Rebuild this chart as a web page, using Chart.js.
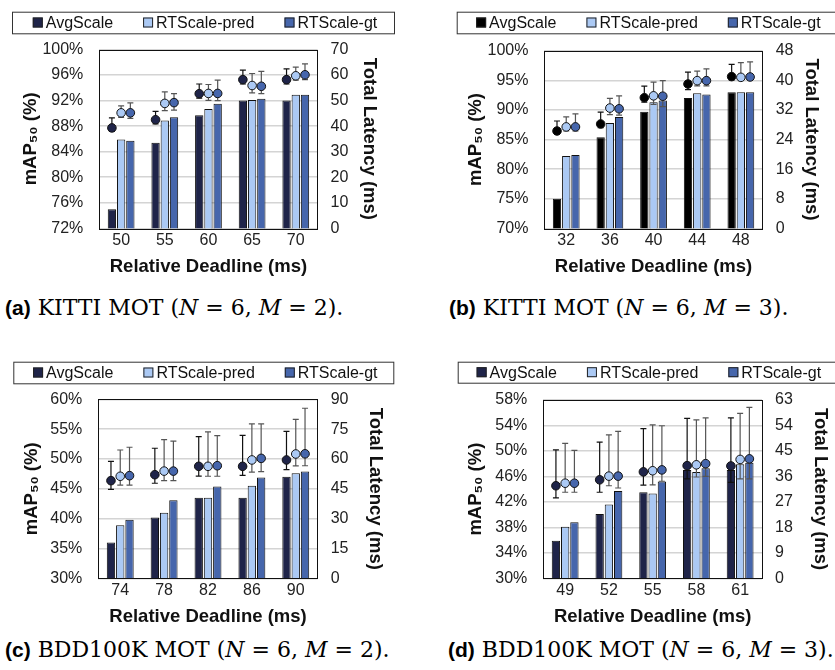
<!DOCTYPE html>
<html>
<head>
<meta charset="utf-8">
<script src="https://cdn.jsdelivr.net/npm/chart.js@4.4.1/dist/chart.umd.min.js"></script>
<style>
  body { margin: 0; background: #fff; width: 835px; height: 670px; position: relative; overflow: hidden; }
  .box { position: absolute; }
  .cap { position: absolute; font-family: 'DejaVu Serif', 'Liberation Serif', serif; font-size: 22px; line-height: 24px; color: #000; white-space: nowrap; }
  .cap b { font-family: 'Liberation Sans', Arial, sans-serif; font-size: 21px; }
</style>
</head>
<body>
<div class="box" style="left:0;top:0"><canvas id="chartA" width="417" height="290"></canvas></div>
<div class="box" style="left:418px;top:0"><canvas id="chartB" width="417" height="290"></canvas></div>
<div class="box" style="left:0;top:340px"><canvas id="chartC" width="417" height="290"></canvas></div>
<div class="box" style="left:418px;top:340px"><canvas id="chartD" width="417" height="290"></canvas></div>

<div class="cap" style="left:5px;top:296px"><b>(a)</b> KITTI MOT (<i>N</i> = 6, <i>M</i> = 2).</div>
<div class="cap" style="left:449px;top:296px"><b>(b)</b> KITTI MOT (<i>N</i> = 6, <i>M</i> = 3).</div>
<div class="cap" style="left:5px;top:638px"><b>(c)</b> BDD100K MOT (<i>N</i> = 6, <i>M</i> = 2).</div>
<div class="cap" style="left:448px;top:638px"><b>(d)</b> BDD100K MOT (<i>N</i> = 6, <i>M</i> = 3).</div>

<script>
// ---- (a) KITTI MOT, M = 2
const aDeadlines = ['50', '55', '60', '65', '70'];
const aMapAvg  = [75.0, 85.4, 89.7, 92.0, 92.0];
const aMapPred = [85.9, 88.9, 90.7, 92.1, 92.9];
const aMapGt   = [85.7, 89.4, 91.5, 92.3, 92.9];
const aLatAvg  = [39.3, 42.5, 52.7, 58.2, 58.2];
const aLatAvgLo = [37.9, 40.9, 51.0, 56.5, 56.5];
const aLatAvgHi = [43.2, 45.8, 56.5, 61.9, 62.4];
const aLatPred  = [45.2, 48.9, 52.8, 55.9, 59.7];
const aLatPredLo = [43.4, 46.1, 50.1, 53.0, 58.0];
const aLatPredHi = [47.9, 53.4, 56.3, 60.6, 63.1];
const aLatGt   = [45.2, 49.2, 52.8, 55.6, 60.1];
const aLatGtLo = [43.0, 46.3, 50.0, 52.7, 58.2];
const aLatGtHi = [49.1, 52.7, 58.0, 61.4, 64.4];
const aMapTicks = [72, 100, 4];
const aLatTicks = [0, 70, 10];

// ---- (b) KITTI MOT, M = 3
const bDeadlines = ['32', '36', '40', '44', '48'];
const bMapAvg  = [75.0, 85.4, 89.7, 92.0, 93.0];
const bMapPred = [82.2, 87.8, 91.3, 92.8, 93.0];
const bMapGt   = [82.4, 88.8, 91.6, 92.6, 93.0];
const bLatAvg  = [26.3, 28.2, 35.3, 39.0, 41.0];
const bLatAvgLo = [25.4, 27.2, 34.1, 37.5, 40.1];
const bLatAvgHi = [29.0, 31.4, 38.4, 42.2, 44.3];
const bLatPred  = [27.4, 32.5, 35.8, 39.9, 40.8];
const bLatPredLo = [26.3, 30.7, 33.5, 38.5, 40.1];
const bLatPredHi = [30.1, 35.1, 39.5, 42.5, 44.8];
const bLatGt   = [27.4, 32.3, 35.7, 39.9, 40.9];
const bLatGtLo = [26.3, 30.6, 32.9, 38.5, 40.1];
const bLatGtHi = [30.9, 35.8, 39.9, 43.1, 45.0];
const bMapTicks = [70, 100, 5];
const bLatTicks = [0, 48, 8];

// ---- (c) BDD100K MOT, M = 2
const cDeadlines = ['74', '78', '82', '86', '90'];
const cMapAvg  = [36.0, 40.2, 43.5, 43.5, 47.0];
const cMapPred = [38.9, 41.0, 43.5, 45.5, 47.6];
const cMapGt   = [39.8, 43.1, 45.4, 46.9, 47.9];
const cLatAvg  = [49.1, 52.1, 56.3, 56.3, 59.5];
const cLatAvgLo = [44.7, 47.8, 51.4, 51.8, 54.6];
const cLatAvgHi = [58.8, 65.4, 71.2, 71.9, 73.9];
const cLatPred  = [51.3, 53.9, 56.3, 59.5, 62.5];
const cLatPredLo = [46.8, 49.1, 51.3, 53.4, 56.5];
const cLatPredHi = [64.5, 69.7, 73.6, 77.6, 79.9];
const cLatGt   = [51.6, 53.9, 56.6, 60.3, 62.6];
const cLatGtLo = [46.8, 49.1, 51.3, 53.6, 56.6];
const cLatGtHi = [65.9, 69.0, 71.7, 77.6, 85.5];
const cMapTicks = [30, 60, 5];
const cLatTicks = [0, 90, 15];

// ---- (d) BDD100K MOT, M = 3
const dDeadlines = ['49', '52', '55', '58', '61'];
const dMapAvg  = [35.9, 40.1, 43.5, 47.0, 47.0];
const dMapPred = [38.1, 41.6, 43.3, 46.7, 47.9];
const dMapGt   = [38.8, 43.7, 45.2, 47.3, 48.15];
const dLatAvg  = [32.7, 34.8, 37.6, 39.8, 39.7];
const dLatAvgLo = [28.4, 30.4, 32.9, 35.1, 33.9];
const dLatAvgHi = [45.4, 48.1, 52.9, 56.5, 56.7];
const dLatPred  = [33.6, 36.1, 38.0, 40.1, 42.0];
const dLatPredLo = [30.4, 32.7, 33.0, 35.8, 35.1];
const dLatPredHi = [47.7, 50.7, 54.2, 56.0, 58.3];
const dLatGt   = [33.6, 36.1, 38.3, 40.5, 42.2];
const dLatGtLo = [30.4, 31.9, 34.3, 36.0, 35.1];
const dLatGtHi = [45.2, 51.9, 53.9, 56.7, 60.4];
const dMapTicks = [30, 58, 4];
const dLatTicks = [0, 63, 9];

const seriesNames = ['AvgScale', 'RTScale-pred', 'RTScale-gt'];
const fills = ['#1f2449', '#abc9f4', '#4666ac'];
const whiskers = ['#111111', '#555555', '#555555'];
const FONT = "'Liberation Sans', Arial, sans-serif";

Chart.defaults.font.family = FONT;
Chart.defaults.color = '#222';

// dots sit over their bar, error whiskers, plot frame and boxed legend
const figurePlugin = {
  id: 'figure',
  afterDatasetsUpdate(chart) {
    chart.data.datasets.forEach((d, i) => {
      if (d.pairBar === undefined) return;
      const bars = chart.getDatasetMeta(d.pairBar).data;
      chart.getDatasetMeta(i).data.forEach((p, j) => { p.x = bars[j].x; });
    });
  },
  beforeDatasetDraw(chart, args) {
    const d = chart.data.datasets[args.index];
    if (!d.errLo) return;
    const ctx = chart.ctx, y1 = chart.scales.y1;
    ctx.save();
    ctx.strokeStyle = d.errColor;
    ctx.lineWidth = 1.2;
    args.meta.data.forEach((p, j) => {
      const top = y1.getPixelForValue(d.errHi[j]);
      const bot = y1.getPixelForValue(d.errLo[j]);
      ctx.beginPath();
      ctx.moveTo(p.x, top); ctx.lineTo(p.x, bot);
      ctx.moveTo(p.x - 3, top); ctx.lineTo(p.x + 3, top);
      ctx.moveTo(p.x - 3, bot); ctx.lineTo(p.x + 3, bot);
      ctx.stroke();
    });
    ctx.restore();
  },
  afterDraw(chart, args, opts) {
    const ctx = chart.ctx, a = chart.chartArea;
    ctx.save();
    ctx.strokeStyle = '#111';
    ctx.lineWidth = 1;
    ctx.strokeRect(Math.round(a.left) + 0.5, Math.round(a.top) + 0.5,
      Math.round(a.right - a.left), Math.round(a.bottom - a.top));

    const [l, t, r, b] = opts.rect;
    ctx.strokeStyle = '#333';
    ctx.strokeRect(l + 0.5, t + 0.5, r - l, b - t);
    ctx.font = '16px ' + FONT;
    const items = chart.data.datasets.filter(d => d.type === 'bar');
    const sw = 10, gap = 3, space = 30;
    const widths = items.map(d => sw + gap + ctx.measureText(d.label).width);
    const total = widths.reduce((s, w) => s + w, 0) + space * (items.length - 1);
    let x = (l + r) / 2 - total / 2 + 2;
    const cy = (t + b) / 2;
    items.forEach((d, i) => {
      ctx.fillStyle = d.backgroundColor;
      ctx.fillRect(x, cy - 5, sw, sw);
      ctx.strokeStyle = '#222';
      ctx.strokeRect(x + 0.5, cy - 4.5, sw - 1, sw - 1);
      ctx.fillStyle = '#111';
      ctx.textAlign = 'left';
      ctx.textBaseline = 'middle';
      ctx.fillText(d.label, x + sw + gap, cy + 1);
      x += widths[i] + space;
    });
    ctx.restore();
  }
};

// box: canvas placement on the page, geo: plot frame, axis-title and legend places (page px)
function makeChart(id, box, geo, labels, maps, lats, lows, highs, mapTicks, latTicks, avgFill) {
  const fillSet = [avgFill, fills[1], fills[2]];
  const datasets = [];
  maps.forEach((m, k) => datasets.push({
    type: 'bar', label: seriesNames[k], data: m, yAxisID: 'y',
    backgroundColor: fillSet[k], borderColor: '#111', borderWidth: 1,
    categoryPercentage: 0.634, barPercentage: 0.9, order: 2
  }));
  lats.forEach((v, k) => datasets.push({
    type: 'line', label: seriesNames[k] + ' latency', data: v, yAxisID: 'y1',
    showLine: false, pointRadius: 4.3, pointBackgroundColor: fillSet[k],
    pointBorderColor: '#111', pointBorderWidth: 1, order: 1,
    pairBar: k, errLo: lows[k], errHi: highs[k], errColor: whiskers[k]
  }));

  const plotBottom = geo.b - box.top;
  new Chart(document.getElementById(id), {
    type: 'bar',
    data: { labels: labels, datasets: datasets },
    plugins: [figurePlugin],
    options: {
      responsive: false,
      animation: false,
      events: [],
      layout: { padding: { top: geo.t - box.top, left: 0, right: 0, bottom: 0 } },
      plugins: {
        legend: { display: false },
        tooltip: { enabled: false },
        figure: { rect: geo.lg.map((v, i) => v - (i % 2 ? box.top : box.left)) }
      },
      scales: {
        x: {
          grid: { display: false, drawTicks: false },
          border: { display: false },
          ticks: { padding: 3, font: { size: 16 }, color: '#222' },
          title: {
            display: true, text: 'Relative Deadline (ms)', color: '#111',
            font: { size: 18.5, weight: 'bold' },
            padding: { top: 0, bottom: box.h - 11.1 - (plotBottom + 39) }
          },
          afterFit: s => { s.height = box.h - plotBottom; }
        },
        y: {
          position: 'left',
          min: mapTicks[0], max: mapTicks[1],
          ticks: { stepSize: mapTicks[2], padding: 16, font: { size: 16 }, color: '#222',
                   callback: v => v + '%' },
          grid: { color: '#d4d4d4', lineWidth: 1.5, drawTicks: false },
          border: { display: false },
          title: {
            display: true, text: 'mAP\u2085\u2080 (%)', color: '#111',
            font: { size: 18.5, weight: 'bold' },
            padding: { top: geo.ltx - box.left - 11.1, bottom: 0 }
          },
          afterFit: s => { s.width = geo.l - box.left; }
        },
        y1: {
          position: 'right',
          min: latTicks[0], max: latTicks[1],
          ticks: { stepSize: latTicks[2], padding: 13, font: { size: 16 }, color: '#222' },
          grid: { display: false, drawTicks: false },
          border: { display: false },
          title: {
            display: true, text: 'Total Latency (ms)', color: '#111',
            font: { size: 18.5, weight: 'bold' },
            padding: { top: box.left + box.w - geo.rtx - 11.1, bottom: 0 }
          },
          afterFit: s => { s.width = box.left + box.w - geo.r; }
        }
      }
    }
  });
}

makeChart('chartA', { left: 0, top: 0, w: 417, h: 290 },
  { l: 99.3, r: 317.6, t: 49.5, b: 228.3, ltx: 31, rtx: 369, lg: [12, 11.7, 394, 33.3] },
  aDeadlines, [aMapAvg, aMapPred, aMapGt], [aLatAvg, aLatPred, aLatGt],
  [aLatAvgLo, aLatPredLo, aLatGtLo], [aLatAvgHi, aLatPredHi, aLatGtHi],
  aMapTicks, aLatTicks, fills[0]);

makeChart('chartB', { left: 418, top: 0, w: 417, h: 290 },
  { l: 544.4, r: 762.7, t: 50.7, b: 228.3, ltx: 476, rtx: 811, lg: [456.7, 11.7, 836, 33.3] },
  bDeadlines, [bMapAvg, bMapPred, bMapGt], [bLatAvg, bLatPred, bLatGt],
  [bLatAvgLo, bLatPredLo, bLatGtLo], [bLatAvgHi, bLatPredHi, bLatGtHi],
  bMapTicks, bLatTicks, '#000000');

makeChart('chartC', { left: 0, top: 340, w: 417, h: 290 },
  { l: 98.3, r: 317.7, t: 399.3, b: 578.3, ltx: 31.7, rtx: 375, lg: [13.3, 361.7, 393.3, 383.3] },
  cDeadlines, [cMapAvg, cMapPred, cMapGt], [cLatAvg, cLatPred, cLatGt],
  [cLatAvgLo, cLatPredLo, cLatGtLo], [cLatAvgHi, cLatPredHi, cLatGtHi],
  cMapTicks, cLatTicks, fills[0]);

makeChart('chartD', { left: 418, top: 340, w: 417, h: 290 },
  { l: 543.3, r: 762, t: 400, b: 578.3, ltx: 476, rtx: 820, lg: [457.7, 361.7, 836, 382.7] },
  dDeadlines, [dMapAvg, dMapPred, dMapGt], [dLatAvg, dLatPred, dLatGt],
  [dLatAvgLo, dLatPredLo, dLatGtLo], [dLatAvgHi, dLatPredHi, dLatGtHi],
  dMapTicks, dLatTicks, fills[0]);
</script>
</body>
</html>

● ● ● ●

# Directions for this task
Return the material line for line, from its beginning to the line that contains "BDD100K MOT (<i>N</i> = 6, <i>M</i> = 3).</div>", with the pictures left out.

# Final result
Rebuild this chart as a web page, using Chart.js.
<!DOCTYPE html>
<html>
<head>
<meta charset="utf-8">
<script src="https://cdn.jsdelivr.net/npm/chart.js@4.4.1/dist/chart.umd.min.js"></script>
<style>
  body { margin: 0; background: #fff; width: 835px; height: 670px; position: relative; overflow: hidden; }
  .box { position: absolute; }
  .cap { position: absolute; font-family: 'DejaVu Serif', 'Liberation Serif', serif; font-size: 22px; line-height: 24px; color: #000; white-space: nowrap; }
  .cap b { font-family: 'Liberation Sans', Arial, sans-serif; font-size: 21px; }
</style>
</head>
<body>
<div class="box" style="left:0;top:0"><canvas id="chartA" width="417" height="290"></canvas></div>
<div class="box" style="left:418px;top:0"><canvas id="chartB" width="417" height="290"></canvas></div>
<div class="box" style="left:0;top:340px"><canvas id="chartC" width="417" height="290"></canvas></div>
<div class="box" style="left:418px;top:340px"><canvas id="chartD" width="417" height="290"></canvas></div>

<div class="cap" style="left:5px;top:296px"><b>(a)</b> KITTI MOT (<i>N</i> = 6, <i>M</i> = 2).</div>
<div class="cap" style="left:449px;top:296px"><b>(b)</b> KITTI MOT (<i>N</i> = 6, <i>M</i> = 3).</div>
<div class="cap" style="left:5px;top:638px"><b>(c)</b> BDD100K MOT (<i>N</i> = 6, <i>M</i> = 2).</div>
<div class="cap" style="left:448px;top:638px"><b>(d)</b> BDD100K MOT (<i>N</i> = 6, <i>M</i> = 3).</div>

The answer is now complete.